3

3 years ago today was our wedding day; I married my best friend and since that day we've only grown closer. Every day of marriage has been better than the last and God has strengthened us each passing day. Just having John in my life, even amid the periods of time apart, has made me happier in so many ways. My life is richer, more fun, and always brighter because of him. As my dad said it the day John asked for my hand, "John, you are Rachel's antidepressant." And it's true. Of all the things I thought I wanted and needed in a husband, John surpasses all of them. And has so many traits I would have never thought of but which I could not survive without if I tried now. Just another reason proving how much better God knows me than I know myself.
So, technically, we have still yet to spend our anniversary DAY together. But we made it a point to spend this past weekend together since our first two anniversaries were spent apart and we were not about to be without each other the entire week of our anniversary.

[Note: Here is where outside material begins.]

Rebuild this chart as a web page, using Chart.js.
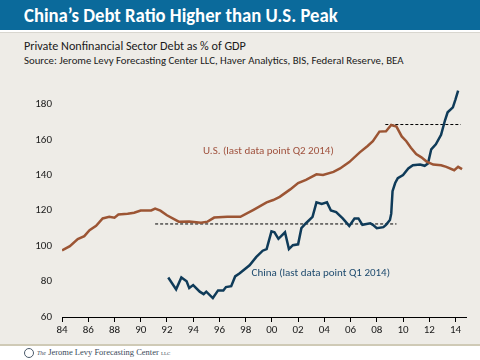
<!DOCTYPE html>
<html>
<head>
<meta charset="utf-8">
<script src="https://cdn.jsdelivr.net/npm/chart.js@4/dist/chart.umd.min.js"></script>
<style>
  html, body { margin: 0; padding: 0; }
  body { width: 480px; height: 360px; position: relative; overflow: hidden; background: #eeece7; font-family: Carlito, Lato, sans-serif; }
  #header { position: absolute; left: 0; top: 0; width: 480px; height: 30px; background: #0b6a9b; border-bottom: 2px solid #ffffff; }
  #header-line { position: absolute; left: 0; top: 32px; width: 480px; height: 1px; background: #d8d6cf; }
  .fit { position: absolute; white-space: nowrap; transform-origin: 0 50%; }
  #title { left: 24px; top: 2px; line-height: 26px; font-size: 20px; font-weight: bold; color: #ffffff; }
  #subtitle { left: 24px; top: 39px; line-height: 15px; font-size: 11.5px; color: #1a1a1a; }
  #source { left: 24px; top: 55px; line-height: 12px; font-size: 9.5px; color: #1a1a1a; }
  #chartBox { position: absolute; left: 0; top: 70px; width: 480px; height: 275px; }
  #footer { position: absolute; left: 0; top: 344px; width: 480px; height: 16px; background: #ffffff; border-top: 2px solid #cfcab6; }
  #logo { position: absolute; left: 24px; top: 2px; width: 8px; height: 8px; border: 1.5px solid #4a5a6a; border-radius: 50%; }
  #footer-text { position: absolute; left: 37px; top: 1px; font-family: "Liberation Serif", "DejaVu Serif", serif; font-size: 8.5px; color: #3a4a5a; white-space: nowrap; }
</style>
</head>
<body>
<div id="header"></div>
<div id="header-line"></div>
<div id="title" class="fit" data-w="314">China’s Debt Ratio Higher than U.S. Peak</div>
<div id="subtitle" class="fit" data-w="222">Private Nonfinancial Sector Debt as % of GDP</div>
<div id="source" class="fit" data-w="380">Source: Jerome Levy Forecasting Center LLC, Haver Analytics, BIS, Federal Reserve, BEA</div>
<div id="chartBox"><canvas id="chart" width="480" height="275"></canvas></div>
<div id="footer">
  <div id="logo"></div>
  <div id="footer-text"><i style="font-size:6px">The</i> Jerome Levy Forecasting Center <span style="font-size:5px">LLC</span></div>
</div>
<script>
// years as decimals, values as % of GDP
const usYears = [1984.0, 1984.6, 1985.2, 1985.7, 1986.1, 1986.6, 1987.1, 1987.6, 1988.0, 1988.3,
  1989.0, 1989.5, 1990.0, 1990.8, 1991.1, 1991.5, 1992.0, 1992.9, 1993.7, 1994.6,
  1995.1, 1995.6, 1996.6, 1997.6, 1998.6, 1999.6, 2000.1, 2000.6, 2001.4, 2002.0,
  2002.6, 2003.4, 2003.9, 2004.7, 2005.2, 2005.9, 2006.7, 2007.3, 2007.7, 2008.2,
  2008.7, 2009.1, 2009.5, 2009.9, 2010.25, 2010.6, 2011.0, 2011.4, 2011.8, 2012.3,
  2012.9, 2013.3, 2013.9, 2014.2, 2014.5];
const usValues = [97.6, 100, 104, 105.6, 109, 111.4, 115.6, 116.5, 116, 117.8,
  118.3, 118.8, 120.1, 120.1, 121.2, 120, 117.4, 113.8, 113.9, 113.2,
  113.8, 116.1, 116.5, 116.5, 120.5, 124.7, 126, 127.8, 132, 135.6,
  137.4, 140.5, 140.1, 141.9, 143.8, 147.4, 152.9, 156.5, 159.2, 164.6,
  164.8, 168.3, 167.4, 161.9, 159.2, 155.5, 151.9, 150.1, 147.7, 146,
  145.6, 144.7, 142.8, 144.7, 143.4];

const chinaYears = [1992.1, 1992.7, 1993.1, 1993.5, 1993.7, 1994.0, 1994.5, 1994.8, 1995.0, 1995.5,
  1995.9, 1996.3, 1996.5, 1996.9, 1997.2, 1997.55, 1998.3, 1998.8, 1999.3, 1999.6,
  1999.97, 2000.2, 2000.5, 2001.0, 2001.3, 2001.6, 2002.0, 2002.25, 2002.6, 2003.1,
  2003.4, 2003.8, 2004.2, 2004.5, 2004.9, 2005.4, 2005.9, 2006.3, 2006.6, 2006.9,
  2007.5, 2007.7, 2008.0, 2008.5, 2008.7, 2009.0, 2009.1, 2009.2, 2009.4, 2009.6,
  2010.0, 2010.4, 2010.75, 2011.3, 2011.65, 2011.9, 2012.15, 2012.5, 2012.9, 2013.2,
  2013.4, 2013.8, 2014.0, 2014.2];
const chinaValues = [82.3, 75.6, 82.3, 80.2, 76.3, 78, 74.3, 72.9, 74.3, 70.7,
  75, 75, 76.9, 77.4, 82.9, 84.7, 89.2, 93.8, 97.4, 98.3,
  108.3, 107.8, 104.1, 107.8, 98.3, 100.5, 101, 110.1, 112.9, 116.5,
  124.7, 123.8, 124.7, 120.1, 119.2, 115.6, 111.4, 115.6, 115.6, 112,
  112.9, 112, 110.1, 110.7, 112, 114.7, 118.3, 131, 135.6, 138.3,
  140.1, 143.8, 145.6, 146, 145.3, 146.6, 154.6, 157.4, 162.8, 171,
  175.5, 178.3, 182.8, 187.7];

// dashed reference lines: [startYear, endYear], level
const usPeakSpan = [2008.65, 2014.4];
const usPeakLevel = 168.6;
const oldLevelSpan = [1991.1, 2009.5];
const oldLevel = 112.5;

const xTicks = [1984, 1986, 1988, 1990, 1992, 1994, 1996, 1998, 2000, 2002, 2004, 2006, 2008, 2010, 2012, 2014];
const yTicks = [60, 80, 100, 120, 140, 160, 180];

const usLabel = { text: 'U.S. (last data point Q2 2014)', x: 1994.75, y: 153.7, color: '#a0523e' };
const chinaLabel = { text: 'China (last data point Q1 2014)', x: 1998.45, y: 84.5, color: '#1d4a6e' };

const US_COLOR = '#9c5534';
const CHINA_COLOR = '#0f3b59';

// squeeze html text to the width measured on the slide
document.querySelectorAll('.fit').forEach(el => {
  const w = +el.dataset.w;
  el.style.transform = 'scaleX(' + (w / el.offsetWidth) + ')';
});

const toPoints = (xs, ys) => xs.map((x, i) => ({ x: x, y: ys[i] }));

const textLabels = {
  id: 'textLabels',
  afterDatasetsDraw(chart) {
    const ctx = chart.ctx;
    const xs = chart.scales.x, ys = chart.scales.y;
    ctx.save();
    ctx.font = '11px Carlito, Lato, sans-serif';
    ctx.textBaseline = 'middle';
    ctx.textAlign = 'left';
    [usLabel, chinaLabel].forEach(l => {
      ctx.fillStyle = l.color;
      ctx.fillText(l.text, xs.getPixelForValue(l.x), ys.getPixelForValue(l.y));
    });
    ctx.restore();
  }
};

new Chart(document.getElementById('chart'), {
  type: 'line',
  data: {
    datasets: [
      {
        label: 'U.S.',
        data: toPoints(usYears, usValues),
        borderColor: US_COLOR,
        borderWidth: 2.5,
        pointRadius: 0,
        tension: 0
      },
      {
        label: 'China',
        data: toPoints(chinaYears, chinaValues),
        borderColor: CHINA_COLOR,
        borderWidth: 2.5,
        pointRadius: 0,
        tension: 0
      },
      {
        label: 'U.S. peak',
        data: toPoints(usPeakSpan, [usPeakLevel, usPeakLevel]),
        borderColor: '#000000',
        borderWidth: 1,
        borderDash: [3, 2],
        pointRadius: 0
      },
      {
        label: 'China earlier level',
        data: toPoints(oldLevelSpan, [oldLevel, oldLevel]),
        borderColor: '#000000',
        borderWidth: 1,
        borderDash: [3, 2],
        pointRadius: 0
      }
    ]
  },
  options: {
    responsive: false,
    animation: false,
    devicePixelRatio: 1,
    layout: { padding: { left: 0, right: 14, top: 9, bottom: 0 } },
    plugins: {
      legend: { display: false },
      tooltip: { enabled: false }
    },
    scales: {
      x: {
        type: 'linear',
        min: 1984,
        max: 2014.8,
        afterBuildTicks: (scale) => { scale.ticks = xTicks.map(v => ({ value: v })); },
        afterFit: (scale) => { scale.height = 28; },
        ticks: {
          color: '#1a1a1a',
          font: { family: 'Carlito, Lato, sans-serif', size: 11 },
          padding: 2,
          maxRotation: 0,
          autoSkip: false,
          callback: (v) => String(v % 100).padStart(2, '0')
        },
        grid: { drawOnChartArea: false, drawTicks: true, tickLength: 5, color: '#000000' },
        border: { display: true, color: '#000000', width: 1 }
      },
      y: {
        min: 60,
        max: 190,
        afterBuildTicks: (scale) => { scale.ticks = yTicks.map(v => ({ value: v })); },
        afterFit: (scale) => { scale.width = 62; },
        ticks: {
          color: '#1a1a1a',
          font: { family: 'Carlito, Lato, sans-serif', size: 11 },
          padding: 10
        },
        grid: { display: false, drawTicks: false },
        border: { display: false }
      }
    }
  },
  plugins: [textLabels]
});
</script>
</body>
</html>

On Thursday I drove up to Norfolk, Virginia, where John is going through some training for a month. When he got off work on Friday, he surprised me with a huge bouquet of roses and lilies. All weekend his hotel room smelled of them. That night we got to see some old friends who used to be in our former squadron who lived in the area. It was great catching up with them. Saturday we explored and had our anniversary dinner at McCormick & Schmick's; the first time we ever ate at a McCormick & Schmick's was one of our last nights in Seattle when we first moved away in 2009. The second time was this past Christmas trip back to WA. It was marvelous, romantic, and delicious and I felt like we were back on one of our dates. Has it really been three years? The rest of the weekend we had adventures, explored some more, ate good food, saw giant ships and carriers and even a sub, and saw The Girl with the Dragon Tattoo. (Yes. Believe you me there is going to be a separate post about this. There is MUCH MUCH MUCH to be said. So keep your eyes peeled. Hint: it'll be BEFORE the Christmas posts. ;)) The final highlight of the weekend was on Friday night when John got to feel our Baby Chickpea kick for the first time. He'd felt her overall form before (because she likes to park in the front of my tummy in the early mornings) but never her kick. He felt her again on Sunday. :)
I left late Monday afternoon and as I pulled out of the parking lot and watched him walk back into his building, I couldn't help getting choked up. It's funny how we have gone through extended periods apart and yet just being away from him for a few weeks still cuts deep; every time I drive away from him, my heart breaks a little. It really does. Thankfully, the feeling is mutual.
It was a simple weekend, a relaxing weekend, and the best anniversary weekend I could ask for. I love you SO MUCH, John. Thank you for being there for me always. You make me strong.